Abstract:
The connectivity and accessibility of social media platforms in the world allow people to
express their ideas and share experiences easily. However, the anonymity and flexibility
afforded by the Internet have made it easy for users to communicate aggressively. Hate
speech affects the society in many aspects, such as affecting the mental health of targeted
audiences, affects social interaction, leads to violence and distraction of properties.

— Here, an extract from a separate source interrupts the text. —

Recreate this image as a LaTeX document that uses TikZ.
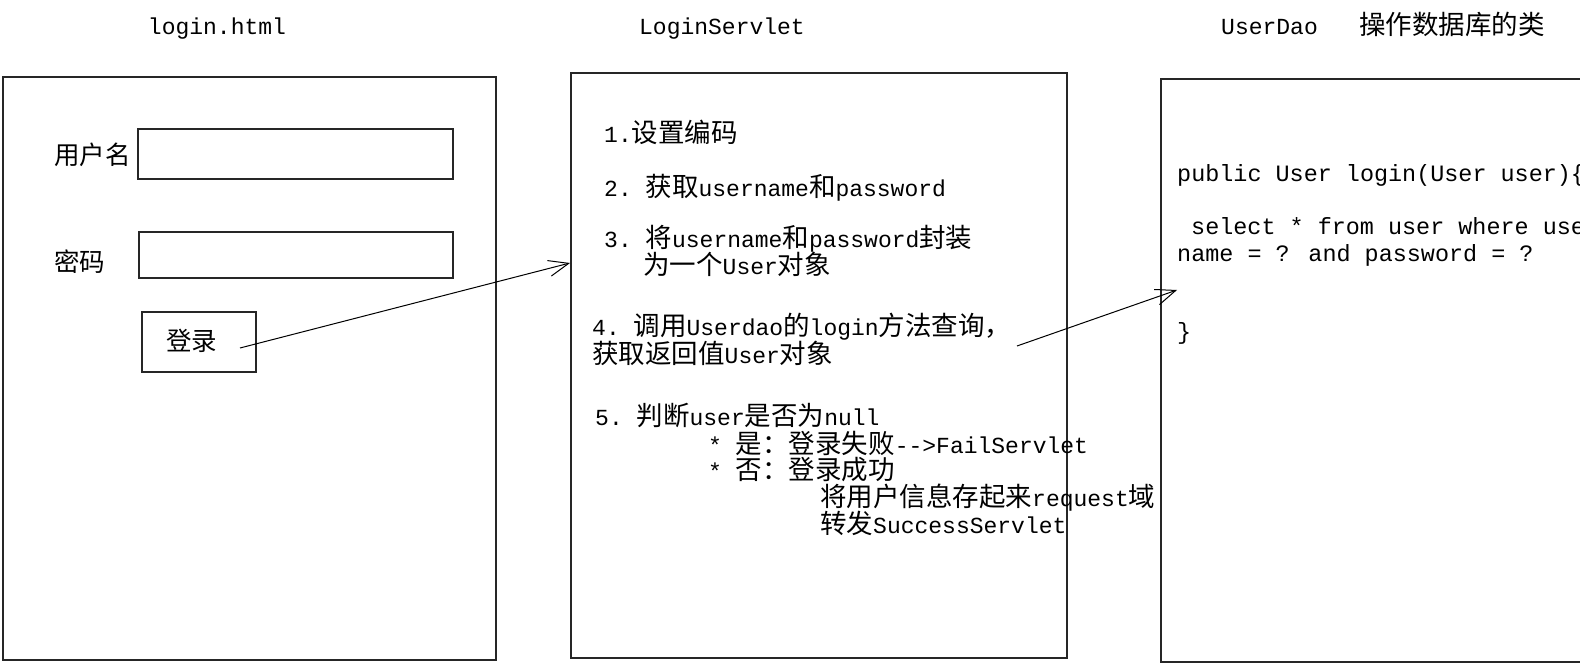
\documentclass[tikz,border=0pt]{standalone}
\usepackage{fontspec}
\setmainfont{Liberation Mono}[Scale=0.868]
\newfontfamily\cjk{Noto Sans CJK SC}
\usetikzlibrary{arrows.meta}
\begin{document}
\begin{tikzpicture}[x=1pt,y=-1pt,
  box/.style={draw=black!85,line width=1.4pt,inner sep=0pt},
  txt/.style={anchor=base west,inner sep=0pt,font=\fontsize{26.5}{27}\selectfont},
  code/.style={anchor=base west,inner sep=0pt,font=\fontsize{27}{27}\selectfont},
  lbl/.style={anchor=base west,inner sep=0pt,font=\fontsize{25.5}{27}\selectfont\cjk},
  ttl/.style={anchor=base,inner sep=0pt,font=\fontsize{26.5}{27}\selectfont},
  conn/.style={line width=1pt,-{Straight Barb[length=20pt,width=16pt,line width=1pt]}}]
\useasboundingbox (0,0) rectangle (1580,668);
\clip (0,0) rectangle (1580,668);
\fill[white] (0,0) rectangle (1580,668);
% titles
\node[ttl] (th) at (217,35) {login.html};
\node[ttl] (ts) at (722,35) {LoginServlet};
\node[ttl,anchor=base west] (td) at (1221,35) {UserDao};
\node[ttl,anchor=base west] (tdz) at (1359,35) {\cjk 操作数据库的类};
% boxes
\node[box,minimum width=493pt,minimum height=583pt] (html) at (249.5,368.5) {};
\node[box,minimum width=496pt,minimum height=585pt] (servlet) at (819,365.5) {};
\node[box,minimum width=539pt,minimum height=583pt] (dao) at (1430.5,370.5) {};
% form
\node[box,minimum width=315pt,minimum height=50pt] (f1) at (295.5,154) {};
\node[box,minimum width=314pt,minimum height=46pt] (f2) at (296,255) {};
\node[box,minimum width=114pt,minimum height=60pt] (btn) at (199,342) {};
\node[lbl] (l1) at (54,165) {用户名};
\node[lbl] (l2) at (54,272) {密码};
\node[lbl] (l3) at (166,351) {登录};
% servlet steps
\node[txt] (s1) at (604,143) {1.{\cjk 设置编码}};
\node[txt] (s2) at (604,197) {2.\ {\cjk 获取}username{\cjk 和}password};
\node[txt] (s3) at (604,248) {3.\ {\cjk 将}username{\cjk 和}password{\cjk 封装}};
\node[txt] (s3b) at (643,275) {{\cjk 为一个}User{\cjk 对象}};
\node[txt] (s4) at (592,336) {4.\ {\cjk 调用}Userdao{\cjk 的}login{\cjk 方法查询，}};
\node[txt] (s4b) at (592,363) {{\cjk 获取返回值}User{\cjk 对象}};
\node[txt] (s5) at (595,425) {5.\ {\cjk 判断}user{\cjk 是否为}null};
\node[txt] (s5a) at (708,453) {*\ {\cjk 是：登录失败}-{}-{}>FailServlet};
\node[txt] (s5b) at (708,479) {*\ {\cjk 否：登录成功}};
\node[txt] (s5c) at (820,506) {{\cjk 将用户信息存起来}request{\cjk 域}};
\node[txt] (s5d) at (820,533) {{\cjk 转发}SuccessServlet};
% dao code
\node[code] (c1) at (1177,182) {public User login(User user)\{};
\node[code] (c2) at (1191,235) {select * from user where user};
\node[code] (c3) at (1177,262) {name = ? and password = ?};
\node[code] (c4) at (1177,340) {\}};
% connectors
\coordinate (a1s) at (240,348);
\coordinate (a1e) at (570,263);
\coordinate (a2s) at (1017,346);
\coordinate (a2e) at (1177,290);
\draw[conn] (a1s) -- (a1e);
\draw[conn] (a2s) -- (a2e);
\end{tikzpicture}
\end{document}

Determining a text that containing hate speech is a difficult task for humans, it is timeconsuming,
tedious, and introduces subjective notions of what constitutes a text to be hate
or offensive speech.
As a solution to address the problem, this research develops a detection model for Amharic
hate speech texts using deep learning approaches. In this research, we prepare a new
Amharic hate speech dataset from Facebook and Twitter social media that are labeled into
four classes, and then the data is augmented to balance the category class. Word2vec
embedding and word embeddings using Keras are used as a feature for the deep learning
models. CNN, LSTM, Bi-LSTM, GRU, and combined CNN-LSTM models trained using
the whole dataset with the Word2vec embedding feature and automatically generated
features using the embedding layer for both augmented and original dataset. We evaluate
the models using (80,20) train-test split with precession, recall, and f1-score performance
metrics were used to compare the models.
Using the two datasets the study developed five different models with each feature through
the original and augmented dataset. The model based on BILSTM with word2vec achieves
slightly better performance than the other models for both augmented and original dataset.
According to the classification performance result, the model with augmented data shows
a little bit less confusion between offensive and both (hate and offensive) than the model
without augmented dataset. However, the models mostly tend to misclassify hate speech’s
as both (hate and offensive) speech. Generally, BILSTM achieves the highest F1-score
(90%), and also the CNN classifier performs an f1-score (89%).